───── Provided data ─────

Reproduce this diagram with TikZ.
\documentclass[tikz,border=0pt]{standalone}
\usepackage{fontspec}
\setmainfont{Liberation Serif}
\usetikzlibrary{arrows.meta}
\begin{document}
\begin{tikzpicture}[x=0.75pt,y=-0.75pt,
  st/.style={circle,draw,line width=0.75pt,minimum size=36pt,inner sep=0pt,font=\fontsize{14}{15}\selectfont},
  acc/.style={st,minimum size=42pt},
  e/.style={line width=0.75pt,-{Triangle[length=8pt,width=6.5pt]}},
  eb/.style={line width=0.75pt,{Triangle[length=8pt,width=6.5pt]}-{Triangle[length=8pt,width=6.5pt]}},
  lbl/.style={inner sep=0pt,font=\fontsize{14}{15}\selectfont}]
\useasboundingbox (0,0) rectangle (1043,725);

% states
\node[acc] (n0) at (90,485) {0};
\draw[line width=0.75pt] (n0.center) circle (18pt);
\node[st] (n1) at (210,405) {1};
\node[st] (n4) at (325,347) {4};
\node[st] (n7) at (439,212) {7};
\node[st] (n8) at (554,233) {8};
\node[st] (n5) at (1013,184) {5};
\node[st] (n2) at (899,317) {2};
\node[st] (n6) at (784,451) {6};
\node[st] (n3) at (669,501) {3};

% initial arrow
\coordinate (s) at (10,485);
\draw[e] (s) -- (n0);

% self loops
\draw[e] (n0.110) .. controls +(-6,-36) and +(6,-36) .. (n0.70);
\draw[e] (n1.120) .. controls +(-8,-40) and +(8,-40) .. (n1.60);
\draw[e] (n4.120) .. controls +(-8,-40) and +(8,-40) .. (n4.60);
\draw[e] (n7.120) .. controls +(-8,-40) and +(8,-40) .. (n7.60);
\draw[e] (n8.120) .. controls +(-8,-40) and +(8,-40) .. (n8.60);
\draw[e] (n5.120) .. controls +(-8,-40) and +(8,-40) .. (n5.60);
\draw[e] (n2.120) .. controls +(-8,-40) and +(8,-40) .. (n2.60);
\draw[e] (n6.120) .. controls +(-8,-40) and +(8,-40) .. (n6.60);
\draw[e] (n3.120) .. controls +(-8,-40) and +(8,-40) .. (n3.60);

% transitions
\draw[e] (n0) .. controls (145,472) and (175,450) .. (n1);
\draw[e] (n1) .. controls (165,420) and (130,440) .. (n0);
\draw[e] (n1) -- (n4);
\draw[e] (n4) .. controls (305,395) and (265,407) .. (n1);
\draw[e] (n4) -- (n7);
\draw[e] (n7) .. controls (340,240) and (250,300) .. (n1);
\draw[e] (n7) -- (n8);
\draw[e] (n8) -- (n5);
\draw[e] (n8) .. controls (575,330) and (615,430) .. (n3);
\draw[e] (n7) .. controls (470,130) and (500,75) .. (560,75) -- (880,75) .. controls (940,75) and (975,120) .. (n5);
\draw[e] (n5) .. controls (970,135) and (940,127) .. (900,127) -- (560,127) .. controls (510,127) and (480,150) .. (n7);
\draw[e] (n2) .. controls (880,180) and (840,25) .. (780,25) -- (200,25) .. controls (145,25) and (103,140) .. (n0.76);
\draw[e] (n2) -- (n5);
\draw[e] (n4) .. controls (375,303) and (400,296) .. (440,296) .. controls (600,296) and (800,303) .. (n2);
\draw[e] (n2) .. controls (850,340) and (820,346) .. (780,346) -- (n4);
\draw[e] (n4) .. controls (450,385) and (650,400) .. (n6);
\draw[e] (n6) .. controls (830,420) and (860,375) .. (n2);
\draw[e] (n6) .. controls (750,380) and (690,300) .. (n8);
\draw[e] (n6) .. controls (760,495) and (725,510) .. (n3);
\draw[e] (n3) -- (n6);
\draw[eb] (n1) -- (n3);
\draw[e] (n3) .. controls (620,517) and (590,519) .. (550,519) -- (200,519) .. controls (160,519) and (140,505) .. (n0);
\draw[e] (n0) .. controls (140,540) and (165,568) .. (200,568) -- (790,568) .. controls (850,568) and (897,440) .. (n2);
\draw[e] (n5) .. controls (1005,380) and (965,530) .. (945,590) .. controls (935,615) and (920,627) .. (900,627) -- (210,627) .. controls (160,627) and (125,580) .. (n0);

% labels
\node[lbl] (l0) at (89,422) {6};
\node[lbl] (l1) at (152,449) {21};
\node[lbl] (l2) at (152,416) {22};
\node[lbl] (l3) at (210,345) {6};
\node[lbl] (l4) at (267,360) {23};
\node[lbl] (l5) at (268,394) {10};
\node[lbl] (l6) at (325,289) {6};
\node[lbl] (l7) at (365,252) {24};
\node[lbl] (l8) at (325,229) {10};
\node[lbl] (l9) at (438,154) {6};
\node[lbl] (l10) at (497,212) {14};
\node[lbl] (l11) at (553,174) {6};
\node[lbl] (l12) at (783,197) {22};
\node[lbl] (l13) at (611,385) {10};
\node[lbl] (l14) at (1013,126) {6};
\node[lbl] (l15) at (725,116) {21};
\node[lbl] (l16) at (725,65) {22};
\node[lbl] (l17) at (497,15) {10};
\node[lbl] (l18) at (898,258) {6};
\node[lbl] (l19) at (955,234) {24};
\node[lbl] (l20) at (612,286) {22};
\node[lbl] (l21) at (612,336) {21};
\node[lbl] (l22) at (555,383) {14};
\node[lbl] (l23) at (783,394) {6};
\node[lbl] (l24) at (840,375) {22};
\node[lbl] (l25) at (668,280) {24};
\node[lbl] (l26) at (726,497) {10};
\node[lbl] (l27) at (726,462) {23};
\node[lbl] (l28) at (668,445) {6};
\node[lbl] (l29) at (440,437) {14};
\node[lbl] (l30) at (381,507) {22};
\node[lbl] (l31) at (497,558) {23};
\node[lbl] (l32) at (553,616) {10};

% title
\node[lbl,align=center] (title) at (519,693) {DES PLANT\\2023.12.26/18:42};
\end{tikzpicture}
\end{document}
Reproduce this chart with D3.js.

─────

### [Problem to solve]
Please copy, word for word, every line from the first line of the records through the line containing "and +(8,-40) .. (n3.60);", with both of those lines included and nothing else.

### [Task result]
Reproduce this diagram with TikZ.
\documentclass[tikz,border=0pt]{standalone}
\usepackage{fontspec}
\setmainfont{Liberation Serif}
\usetikzlibrary{arrows.meta}
\begin{document}
\begin{tikzpicture}[x=0.75pt,y=-0.75pt,
  st/.style={circle,draw,line width=0.75pt,minimum size=36pt,inner sep=0pt,font=\fontsize{14}{15}\selectfont},
  acc/.style={st,minimum size=42pt},
  e/.style={line width=0.75pt,-{Triangle[length=8pt,width=6.5pt]}},
  eb/.style={line width=0.75pt,{Triangle[length=8pt,width=6.5pt]}-{Triangle[length=8pt,width=6.5pt]}},
  lbl/.style={inner sep=0pt,font=\fontsize{14}{15}\selectfont}]
\useasboundingbox (0,0) rectangle (1043,725);

% states
\node[acc] (n0) at (90,485) {0};
\draw[line width=0.75pt] (n0.center) circle (18pt);
\node[st] (n1) at (210,405) {1};
\node[st] (n4) at (325,347) {4};
\node[st] (n7) at (439,212) {7};
\node[st] (n8) at (554,233) {8};
\node[st] (n5) at (1013,184) {5};
\node[st] (n2) at (899,317) {2};
\node[st] (n6) at (784,451) {6};
\node[st] (n3) at (669,501) {3};

% initial arrow
\coordinate (s) at (10,485);
\draw[e] (s) -- (n0);

% self loops
\draw[e] (n0.110) .. controls +(-6,-36) and +(6,-36) .. (n0.70);
\draw[e] (n1.120) .. controls +(-8,-40) and +(8,-40) .. (n1.60);
\draw[e] (n4.120) .. controls +(-8,-40) and +(8,-40) .. (n4.60);
\draw[e] (n7.120) .. controls +(-8,-40) and +(8,-40) .. (n7.60);
\draw[e] (n8.120) .. controls +(-8,-40) and +(8,-40) .. (n8.60);
\draw[e] (n5.120) .. controls +(-8,-40) and +(8,-40) .. (n5.60);
\draw[e] (n2.120) .. controls +(-8,-40) and +(8,-40) .. (n2.60);
\draw[e] (n6.120) .. controls +(-8,-40) and +(8,-40) .. (n6.60);
\draw[e] (n3.120) .. controls +(-8,-40) and +(8,-40) .. (n3.60);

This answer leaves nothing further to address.